The decision of the labour ministry to invest a portion of the Employees’ Provident Fund in the equity market is timely. The finance ministry had been repeatedly suggesting over the last few years that a small part of these funds be parked in stocks to improve returns and increase market volume. But this idea could not be implemented due to stiff opposition from labour unions which perceive stocks as risky investments that could erode the retirement savings of investors. But if the EPFO continues to invest only in the current basket of fixed income assets — Central and State government securities, special deposit schemes and bonds issued by the public and private sector and financial institutions — it will find it hard to retain the payout of 8.75 per cent interest it has paid out in the last two fiscal years. There is no denying that the EPFO is doing its best to better investor return, despite its restrictive mandate, by engaging the services of four portfolio managers including the State Bank of India and ICICI Securities Primary Dealership.

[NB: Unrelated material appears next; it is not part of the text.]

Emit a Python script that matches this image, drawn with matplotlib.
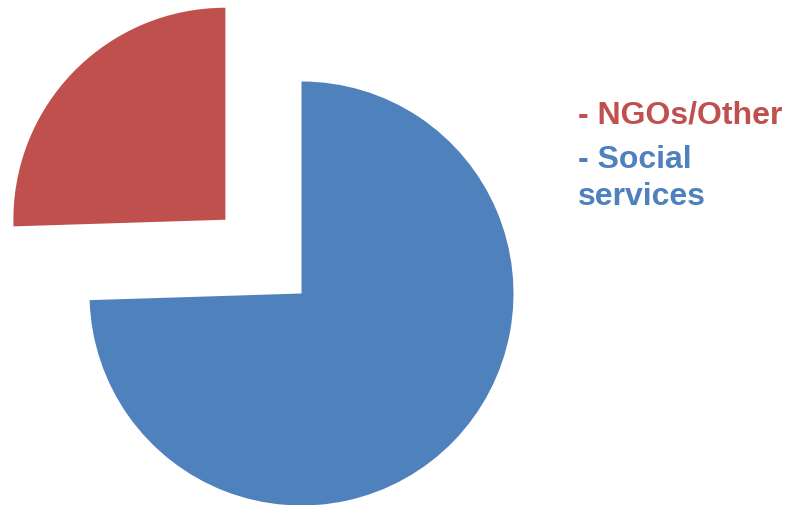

But even these professional fund managers will find it difficult to ensure a high return given that the interest rate cycle has reversed lower. The G-sec yield is currently down to 7.7 per cent and is expected to decline further over the next one year; the EPFO parks almost 24 per cent of its funds in these instruments.

The portfolio managers could be forced to invest in bonds with higher risk to improve returns. In such a situation, investing 5 per cent of incremental flows in the stock market, as suggested by the labour ministry, is not such a bad idea. Around ₹5,000 crore is expected to be invested in stocks every year if the suggestion is implemented. This forms just 1 per cent of the total corpus of the EPFO of around ₹4,70,000 crore. The ministry has also suggested that the investment will be made in index-based exchange traded funds, which means that the money will be parked only in bluechips. In short, there are enough safeguards against the erosion of investor wealth.

While the EPFO has served its purpose well in the past, catering to the more conservative investment approach of the seventies and eighties, those in the workforce seem more willing to invest their retirement savings in high-return and ipso facto higher risk assets. The Centre’s intended proposal to make a one-time offer to all account-holders to shift from EPF to the National Pension System — where the investor can choose to invest up to 50 per cent of his savings in equity — is a good one since the asset allocation choice rests with the individual in the NPS. But it must create a level playing field for NPS by exempting the amount received at maturity from tax.